Tarun Chauhan (Bobby Deol), a young Border Security Force recruit, joins under the mentorship of veteran soldier Havaldar Mohammad Ali. Nicknamed Tango Charlie, Tarun is thrust into violent insurgencies, riots, and counter-terrorism operations across different regions of India. His journey takes him from battling separatists in the Northeast and Maoists in central India to witnessing communal strife in Gujarat and facing militancy in Kashmir. Through these experiences, he evolves from a naive recruit into a hardened soldier, grappling with questions of duty, morality, and the human cost of war. The film portrays his transformation against the backdrop of India’s internal conflicts, highlighting both his personal struggles and his role as a soldier upholding national security.

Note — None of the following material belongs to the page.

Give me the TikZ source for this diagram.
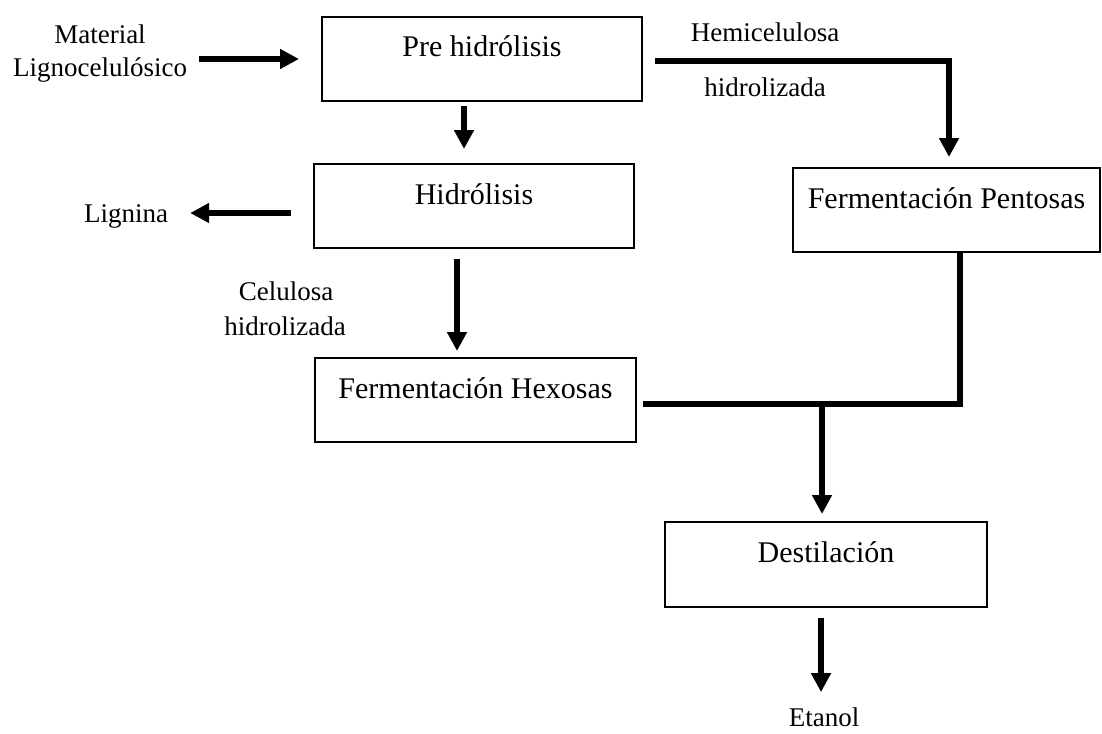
\documentclass[tikz,border=0pt]{standalone}
\usepackage{fontspec}
\setmainfont{Liberation Serif}
\usetikzlibrary{arrows.meta,calc}

\begin{document}
\begin{tikzpicture}[x=1pt,y=-1pt,
  stage/.style={draw, line width=2pt, inner xsep=0pt, inner ysep=0pt,
    minimum width=320pt, minimum height=84pt,
    text height=40pt, text depth=44pt, font=\fontsize{30}{36}\selectfont},
  lbl/.style={font=\fontsize{27}{33}\selectfont, align=center, inner sep=0pt},
  flow/.style={line width=5.5pt, line join=miter,
    -{Triangle[length=19pt,width=19pt]}},
  pipe/.style={line width=5.5pt, line join=miter}]

\useasboundingbox (0,0) rectangle (1102,733);

% process stages
\node[stage] (pre) at (482,59) {Pre hidrólisis};
\node[stage] (hid) at (474,206) {Hidrólisis};
\node[stage, minimum width=307pt] (pen) at (946.5,210) {Fermentación Pentosas};
\node[stage, minimum width=321pt] (hex) at (475.5,400) {Fermentación Hexosas};
\node[stage, minimum width=322pt, minimum height=85pt, text depth=45pt] (des) at (826,564.5) {Destilación};

% stream labels
\node[lbl, anchor=base] (mat1) at (100,44) {Material};
\node[lbl, anchor=base] (mat2) at (100,77) {Lignocelulósico};
\node[lbl, anchor=base] (hem1) at (765,42) {Hemicelulosa};
\node[lbl, anchor=base] (hem2) at (765,97) {hidrolizada};
\node[lbl, anchor=base] (lig) at (126,222) {Lignina};
\node[lbl, anchor=base] (cel1) at (286,300) {Celulosa};
\node[lbl, anchor=base] (cel2) at (285,335) {hidrolizada};
\node[lbl, anchor=base] (eta) at (824,726) {Etanol};

% feed and main line
\draw[flow] ($(pre.west -| mat2.east)+(12,0)$) -- ($(pre.west)+(-22,0)$);
\draw[flow] ($(pre.south)+(-18,4)$) coordinate (a1) -- ($(a1 |- hid.north)+(0,-14)$);
\draw[flow] ($(hid.west)+(-22,7)$) -- ($(lig.east |- hid.west)+(22,7)$);
\draw[flow] ($(hid.south)+(-17,10)$) coordinate (a2) -- ($(a2 |- hex.north)+(0,-6)$);

% hemicellulose branch
\draw[flow] ($(pre.east)+(12,2)$) -| ($(pen.north)+(2.5,-10)$);

% both fermentations to distillation
\coordinate (jn) at ($(des.north |- hex.east)+(-4,4)$);
\draw[pipe] ($(pen.south)+(13.5,0)$) |- ($(hex.east)+(6,4)$);
\draw[flow] (jn) -- ($(des.north)+(-4,-7)$);
\draw[flow] ($(des.south)+(-5,10)$) coordinate (a3) -- ($(a3 |- eta.north)+(0,-15)$);

\end{tikzpicture}
\end{document}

The film returns to the beginning, Chauhan being rescued by the helicopter pilots. Later the pilots are rewarded for finding Tango Charlie. Havaldar Ali is awarded posthumously with the Ashok Chakra.

== Cast ==
- Bobby Deol as BSF Soldier Sepoy Tarun Chauhan (Tango Charlie)
- Ajay Devgan as BSF Soldier Hawaldar Mohammad Ali (Mike Alpha)
- Sanjay Dutt as Squadron Leader Vikram Rathore
- Sunil Shetty as Flight Lieutenant Shezad Khan
- Tanishaa as Lachchi Narayan / Lachchi Tarun Chauhan
- Nandana Sen as Shyamoli, the daughter of the Bengali landlord
- Sudesh Berry as BSF Soldier Bhiku
- Shahbaz Khan as BSF Soldier Dev Dixit
- Rajesh Khera as BSF Soldier Constable Sangram Singh
- Suresh Ghera as Manipur BSF Officer
- Alok Nath as Mr. Anand Chauhan Tarun Chauhan's father
- Ayesha Jaleel as Mrs Chauhan Tarun Chauhan's mother
- Vivek Shauq as Abhay, Tarun's friend
- Sanjay Mishra as Tarun's friend
- Tiku Talsania as Ram Narayan (Lachchi's father)
- Kelly Dorji as Bodo people militant leader
- Arun Behl as Bodo militant
- Anjan Srivastav as Doctor
- Mukesh Tiwari as Pakistani Army Fidayeen Leader
- Rajendranath Zutshi as Bengali Naxal leader
- Subrat Dutta as Naxal leader's henchman
- Abhijit Lahiri as Landlord Rai Bahadur
- Atul Mongia as Pakistani Army Soldier Aslam Jehangir
- Pabitra Rabha as Bodo militant group deputy

== Soundtrack ==

The music for the movie was mainly composed by Anu Malik.

| # | Title | Singer(s) |
|---|---|---|
| 1 | "Odhani Odhali" | Udit Narayan, Mahalakshmi Iyer |
| 2 | "Akkad Te Bakkad Te" | Udit Narayan, Kailash Kher, Vijay Prakash, Kunal Ganjawala |
| 3 | "Ek Diwani Ladki" | Shaan, Shreya Ghoshal |
| 4 | "Dheere Dheere" | Sonu Nigam, Shreya Ghoshal |
| 5 | "Kya Bataaoon Dil Ruba" | Udit Narayan, Alka Yagnik |
| 6 | "Ae Aasmaan" | Sonu Nigam |

== Release and reception ==
=== Critical reception ===
BBC's Jaspreet Pandohar described the film as "an interesting study of terrorism, violence, and valour". Ziya Us Salam of The Hindu called the film "a visual treat with a daring theme" and "dares to enter where the Indian media shies away". Harish Kotian of Rediff.com wrote, "The movie tries to glimpse into the life of soldiers, and the sacrifices they make, but somewhere in the middle, the movie loses its plot."